Great ideas: Where they come from. How we nurture them.

Ideas are the source of everything – all new content, action, and strategy? But how do we caretake ideas from ember to execution. We explore how to do so and how this can impact briefing in the business context.

Ping! That a-ha *lightbulb moment when genius strikes. What is it and how do you nurture it? This is a challenge that can confound the most inventive thinkers. 

Sometimes the idea grows within us like a potential-filled foetus waiting for it’s dramatic delivery and sometimes it strikes us down where we stand – be it in the shower, on the motorway, or in our dreams – and leaves us there. Inspiration-full but with nowhere to put the baby. Or so we think.

According to Steven Johnson “world-changing ideas evolve over time as slow hunches rather than sudden breakthroughs’’. We may perceive them as lightning bolt moments, but if we are a culmination of all that we have experienced up to this present moment, then so too are our ideas a mash-up of all that we know. 

And most of the time we are actually looking for solutions to problems. This is at the heart of innovation. It’s cold… = make fire! It’s dark… = make it light and voila, electricity! Our needs inform our inspiration, probably more than we would like to acknowledge.

Needs are also not only the things we find on the bottom rungs of Maslow’s ladder. Our need to create and craft beauty, culture and faith and to have an ever-changing environment drive our innovation daily. This is also what separates us from other species. 

“We build cultures by the hundreds and new stories by the millions. We surround ourselves with things that have never existed before, while pigs and llamas and goldfish do not.”             Smithsonian Magazine

https://www.smithsonianmag.com/innovation/where-do-new-ideas-come-from-180965202/

In essence then, ideas need time to bloom. They are germinating seeds born from the need to solve a problem, simplify a task, or beautify an experience. So they stay buried within, until we finally identify them as a ‘good idea’. Ping, and that’s when you feel all ah ha-ish!

“Instead of new ideas being lit aflame by lightning bolts, they arise from the interweaving billions of microscopic sparks in the vast darkness of the brain.” Smithsonian Magazine

So what then? If we are asking where good ideas come from, we might also ask – where do they go? Well, unless nurtured and nourished, and cultivated and collaborated on, they might easily fade again into the unknown.

Back to Steven Johnson, the modern science historian, and his analysis of where ideas come from: “innovation and evolution thrive in large networks”, he says. 

Not only do you derive information and inspiration from a larger network and wider contexts, you are also able to share it and give it the opportunity to take flight among many. “It’s not what you know but who you know” comes to mind here. Collaboration is as important a driver of innovation as competition.
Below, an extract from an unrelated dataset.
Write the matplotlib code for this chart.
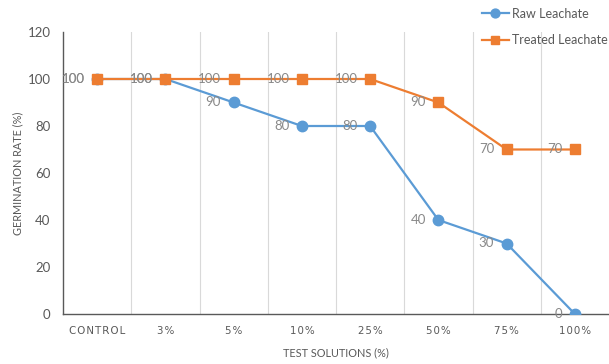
import matplotlib
matplotlib.use("Agg")
import matplotlib.pyplot as plt

categories = ["CONTROL", "3%", "5%", "10%", "25%", "50%", "75%", "100%"]
raw = [100, 100, 90, 80, 80, 40, 30, 0]
treated = [100, 100, 100, 100, 100, 90, 70, 70]
yticks = [0, 20, 40, 60, 80, 100, 120]

plt.rcParams['font.family'] = ['Lato', 'DejaVu Sans']

BLUE = "#5B9BD5"
ORANGE = "#ED7D31"
TICK = "#595959"
LAB = "#898989"

fig = plt.figure(figsize=(6.09, 3.64), dpi=100)
ax = fig.add_axes([63/609, 50/364, 546/609, 282/364])

x = list(range(len(categories)))
l1, = ax.plot(x, raw, color=BLUE, lw=1.6, marker='o', ms=7.5, label="Raw Leachate", zorder=3)
l2, = ax.plot(x, treated, color=ORANGE, lw=1.6, marker='s', ms=7.5, label="Treated Leachate", zorder=3)

for xi, v in zip(x, raw):
    ax.annotate(str(v), (xi, v), xytext=(-9, 0), textcoords='offset points',
                ha='right', va='center', fontsize=9.5, color=LAB, zorder=4)
for xi, v in zip(x, treated):
    ax.annotate(str(v), (xi, v), xytext=(-9, 0), textcoords='offset points',
                ha='right', va='center', fontsize=9.5, color=LAB, zorder=4)

ax.set_xlim(-0.5, len(categories) - 0.5)
ax.set_ylim(0, 120)
ax.set_yticks(yticks)
ax.set_xticks(x)
spaced = ["\u200a".join(list(c)) for c in categories]
ax.set_xticklabels(spaced)
for lab in ax.get_xticklabels():
    lab.set_family(['DejaVu Sans'])
    lab.set_fontsize(7.4)
ax.tick_params(axis='both', length=0, colors=TICK, labelsize=9.5)
ax.tick_params(axis='x', pad=9, labelsize=7.4)
ax.tick_params(axis='y', pad=9)

for b in [i + 0.5 for i in range(len(categories) - 1)]:
    ax.axvline(b, color="#D9D9D9", lw=0.8, zorder=0)

for s in ['top', 'right']:
    ax.spines[s].set_visible(False)
ax.spines['left'].set_color("#595959")
ax.spines['bottom'].set_color("#595959")
ax.spines['left'].set_linewidth(1.0)
ax.spines['bottom'].set_linewidth(1.0)

ax.set_ylabel("GERMINATION RATE (%)", fontsize=7.8, color=TICK, labelpad=3)
ax.set_xlabel("TEST SOLUTIONS (%)", fontsize=7.8, color=TICK, labelpad=8)

fig.legend(handles=[l1, l2], loc='upper left', bbox_to_anchor=(474/609, 1.0),
           frameon=False, fontsize=9, labelcolor=TICK, handlelength=2.2,
           handletextpad=0.2, labelspacing=1.2, borderaxespad=0.2, markerscale=0.85)

fig.savefig("out.png", dpi=100)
In other words, not only does our scurry for resources and solving problems spur us on, but innately we also thrive in an environment of co-creativity. Who would’ve thought?

So are ideas then part of our culture? We like to think so at Briefmapp and that’s why we’re trying to provide the platform that helps take ideas from ember to execution, so that the momentum behind years of silently solving to reach an “ah ha” don’t fade but are kindled by a creative space and platform.  

If it works, we will then know not only where good ideas come from but where they are going.